微装药空腔能量传递的数值模拟与试验研究

为研究微通道装药(微装药)空腔能量传递的影响因素,采用数值模拟和实验测试方法得到了空腔衰减压力.用AUTODYN软件的点火增长模型描述微装药的非理想爆轰过程,计算了不同装药尺寸、空腔厚度和约束材料的输出压力,并与锰铜压阻计的测试结果进行对比.结果表明,数值计算与试验值的偏差在10%以内,说明数值模拟方法可用于微通道空腔压力衰减研究.微装药直径越大或空腔厚度越小,压力越大,45#钢比有机玻璃约束更有利于空腔能量的传递.

Numerical Simulation and Experiment Study of the Energy Transfer in Micro-Channel Charge with Air Interlayer

In order to study the energy transfer process at the interface of micro-channel charge and air gap, numerical simulation and experiments were implemented to achieve the pressure attenuated by the air gap.
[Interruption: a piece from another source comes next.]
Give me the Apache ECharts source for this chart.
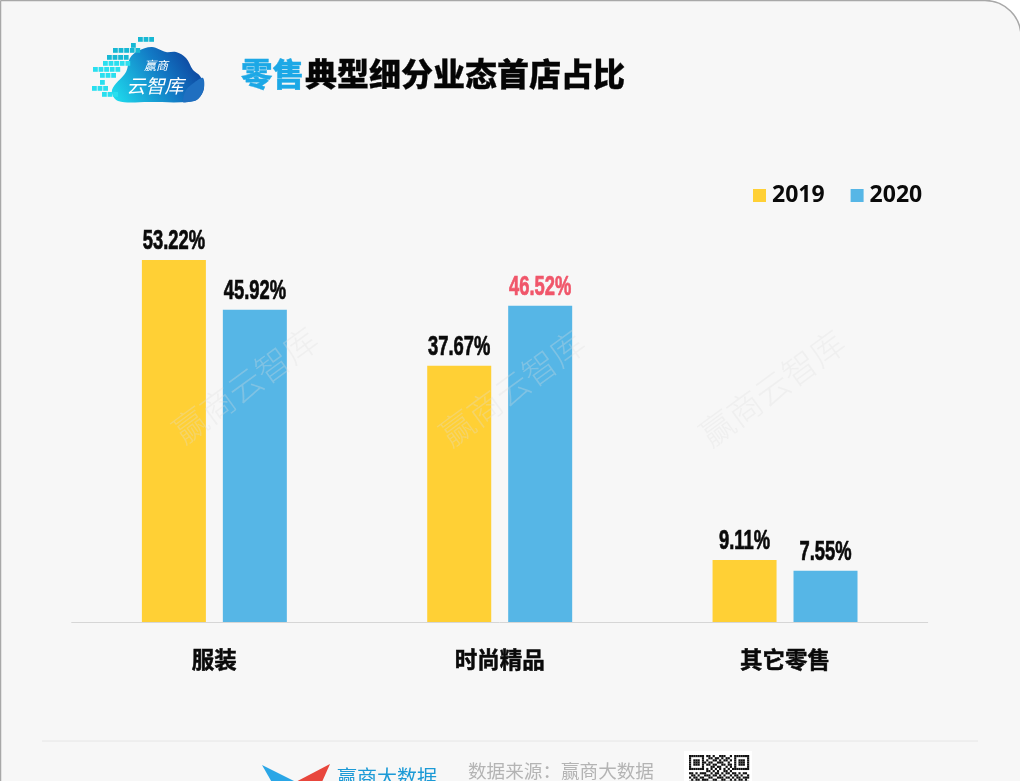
<!DOCTYPE html>
<html>
<head>
<meta charset="utf-8">
<title>零售典型细分业态首店占比</title>
<style>
  html, body { margin: 0; padding: 0; background: #fff; }
  #main { width: 1020px; height: 781px; }
</style>
<script src="https://cdn.jsdelivr.net/npm/echarts@6/dist/echarts.min.js"></script>
</head>
<body>
<div id="main"></div>
<script>
const categories = ['服装', '时尚精品', '其它零售'];
const seriesNames = ['2019', '2020'];
const values2019 = [53.22, 37.67, 9.11];
const values2020 = [45.92, 46.52, 7.55];
const highlighted2020 = 1; // 46.52 is the one red label

const cjk = '"Noto Sans CJK SC", "Noto Sans", sans-serif';
const yellow = '#ffd035';
const blue = '#56b6e6';
const barWidth = 64;
const barGap = '26.5%';

// logo pixels: x, y, how many squares
const logoPixels = [
  [138, 37, 3], [131, 43, 1], [113, 48, 5], [107, 55, 4], [103, 61, 5],
  [93, 67, 5], [100, 73, 3], [100, 80, 1], [92, 86, 3], [102, 92, 3]
];

// cloud outline, graphic has no path type so it is a smoothed polygon
const cloudOutline = [
  [118, 101], [150, 102], [188, 102], [198, 99], [204, 88], [200, 76], [193, 70],
  [186, 58], [176, 52], [166, 52], [152, 47], [138, 51], [130, 58], [126, 72], [112, 90]
];
const cloudLobe = [[183, 102], [186, 90], [195, 82], [203, 78], [204, 88], [198, 99], [188, 102]];

// top rows of the footer QR code, it is cut off by the page edge
const qrRows = [
  '1111111011010011100101111111',
  '1000001001101101011001000001',
  '1011101010011010110101011101',
  '1011101101100111001001011101',
  '1011101011011001101101011101',
  '1000001000110110010101000001',
  '1111111010101010101011111111',
  '0000000011010100110100000000',
  '1101011100101101011011010110',
  '0110100111011010100101101001',
  '1011011001100111011010110111',
  '0101101110011001100101011010',
  '1110010101101110011011100101'
];

const graphics = [];

// card background
graphics.push({
  type: 'rect', z: -10, silent: true,
  shape: { x: 0.5, y: 0.5, width: 1020.5, height: 800, r: [0, 36, 0, 0] },
  style: { fill: '#f7f7f7', stroke: '#a8a8a8', lineWidth: 1.5 }
});

// logo
graphics.push({
  type: 'polygon', z: 1, silent: true,
  shape: { points: cloudOutline, smooth: 0.35 },
  style: {
    fill: new echarts.graphic.LinearGradient(0, 1, 1, 0, [
      { offset: 0, color: '#1fe2f0' },
      { offset: 0.55, color: '#1278c4' },
      { offset: 1, color: '#0c2f8e' }
    ])
  }
});
graphics.push({
  type: 'polygon', z: 1, silent: true,
  shape: { points: cloudLobe, smooth: 0.3 },
  style: { fill: '#1f6fc0' }
});
logoPixels.forEach(function (row) {
  for (let i = 0; i < row[2]; i++) {
    graphics.push({
      type: 'rect', z: 2, silent: true,
      shape: { x: row[0] + i * 5.6, y: row[1], width: 4.8, height: 4.8 },
      style: { fill: row[1] < 60 ? '#17b8d4' : '#2adfef' }
    });
  }
});
graphics.push({
  type: 'text', z: 3, silent: true, x: 156, y: 65,
  style: { text: '赢商', fill: '#fff', font: 'italic 12px ' + cjk, textAlign: 'center', textVerticalAlign: 'middle' }
});
graphics.push({
  type: 'text', z: 3, silent: true, x: 155, y: 86,
  style: { text: '云智库', fill: '#fff', font: 'italic 19px ' + cjk, textAlign: 'center', textVerticalAlign: 'middle' }
});

// title
graphics.push({
  type: 'text', z: 3, silent: true, x: 241, y: 74,
  style: { text: '零售', fill: '#1ca8e6', stroke: '#1ca8e6', lineWidth: 0.3, font: '900 31.5px ' + cjk, textVerticalAlign: 'middle' }
});
graphics.push({
  type: 'text', z: 3, silent: true, x: 305, y: 74,
  style: { text: '典型细分业态首店占比', fill: '#050505', stroke: '#050505', lineWidth: 0.3, font: '900 32px ' + cjk, textVerticalAlign: 'middle' }
});

// watermarks
[[245, 385], [512, 388], [772, 388]].forEach(function (p) {
  graphics.push({
    type: 'text', z: 100, silent: true, x: p[0], y: p[1], rotation: 0.63,
    style: { text: '赢商云智库', fill: 'rgba(222,222,222,0.3)', font: '300 34px ' + cjk, textAlign: 'center', textVerticalAlign: 'middle' }
  });
});

// footer
graphics.push({
  type: 'line', z: 1, silent: true,
  shape: { x1: 42, y1: 741, x2: 978, y2: 741 },
  style: { stroke: '#e6e6e6', lineWidth: 1 }
});
graphics.push({
  type: 'polygon', z: 1, silent: true,
  shape: { points: [[262, 765], [308, 788], [282, 800]] },
  style: { fill: '#2aa6e6' }
});
graphics.push({
  type: 'polygon', z: 1, silent: true,
  shape: { points: [[330, 764], [288, 786], [314, 800]] },
  style: { fill: '#e8463c' }
});
graphics.push({
  type: 'text', z: 3, silent: true, x: 337, y: 767,
  style: { text: '赢商大数据', fill: '#1c9ad6', font: '20px ' + cjk }
});
graphics.push({
  type: 'text', z: 3, silent: true, x: 468, y: 762,
  style: { text: '数据来源：赢商大数据', fill: '#b4b4b4', font: '18.6px ' + cjk }
});
graphics.push({
  type: 'rect', z: 1, silent: true,
  shape: { x: 684, y: 751, width: 68, height: 40 },
  style: { fill: '#fff' }
});
qrRows.forEach(function (row, r) {
  row.split('').forEach(function (cell, c) {
    if (cell === '1') {
      graphics.push({
        type: 'rect', z: 2, silent: true,
        shape: { x: 689 + c * 2.15, y: 755 + r * 2.15, width: 2.15, height: 2.15 },
        style: { fill: '#111' }
      });
    }
  });
});

// no narrow font is installed, so the value labels are squeezed text from a custom series
const labelPoints = [];
[values2019, values2020].forEach(function (values, s) {
  values.forEach(function (v, i) { labelPoints.push([i, v, s]); });
});
const renderValueLabel = function (params, api) {
  const layout = api.barLayout({ count: 2, barWidth: barWidth, barGap: barGap });
  const s = api.value(2);
  const i = api.value(0);
  const v = api.value(1);
  const pt = api.coord([i, v]);
  const color = s === 1 && i === highlighted2020 ? '#f0566a' : '#0a0a0a';
  return {
    type: 'text',
    x: pt[0] + layout[s].offsetCenter,
    y: pt[1] - 18.5,
    scaleX: 0.68,
    silent: true,
    style: {
      text: v.toFixed(2) + '%',
      fill: color, stroke: color, lineWidth: 0.7,
      font: 'bold 27px "Liberation Sans", sans-serif',
      textAlign: 'center', textVerticalAlign: 'middle'
    }
  };
};

const myChart = echarts.init(document.getElementById('main'));
myChart.setOption({
  animation: false,
  backgroundColor: 'transparent',
  graphic: graphics,
  legend: {
    left: 748, top: 179, itemWidth: 13, itemHeight: 13, itemGap: 26,
    selectedMode: false, icon: 'rect',
    data: seriesNames,
    textStyle: { color: '#0a0a0a', fontFamily: '"Open Sans", sans-serif', fontWeight: 'bold', fontSize: 23, padding: [0, 0, 0, 1] }
  },
  grid: { left: 71.7, right: 92.3, top: 214, bottom: 159 },
  xAxis: {
    type: 'category',
    data: categories,
    axisTick: { show: false },
    axisLine: { lineStyle: { color: '#d6d6d6', width: 1 } },
    axisLabel: {
      color: '#0a0a0a', fontFamily: cjk, fontWeight: 'bold', fontSize: 22.5, margin: 26,
      textBorderColor: '#0a0a0a', textBorderWidth: 0.5
    }
  },
  yAxis: { type: 'value', min: 0, max: 60, show: false },
  series: [
    {
      name: seriesNames[0], type: 'bar', barWidth: barWidth, barGap: barGap,
      itemStyle: { color: yellow },
      data: values2019
    },
    {
      name: seriesNames[1], type: 'bar', barWidth: barWidth,
      itemStyle: { color: blue },
      data: values2020
    },
    {
      name: 'labels', type: 'custom', clip: false, z: 5,
      encode: { x: 0, y: 1 },
      renderItem: renderValueLabel,
      data: labelPoints
    }
  ]
});
</script>
</body>
</html>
The commercial software AUTODYN was employed to simulate the non-ideal detonation process which was described by ignition and growth model. The peak pressures under different charge diameter, gap thickness and confinement material were obtained by numerical computation. Then, the obtained data was compared with that from measurement with Manganin piezo-resistance meter. The comparison result shows that the error is less than 10%, which verifies the numerical simulation would be a useful way to study the micro-channel charge problem. It is easy to see that the larger of the charge diameter or the thinner of the gap size the higher of the pressure. The 45^# steel is a much better confinement material than PMMA (polymethyl methacrylate) for air gap energy transfer.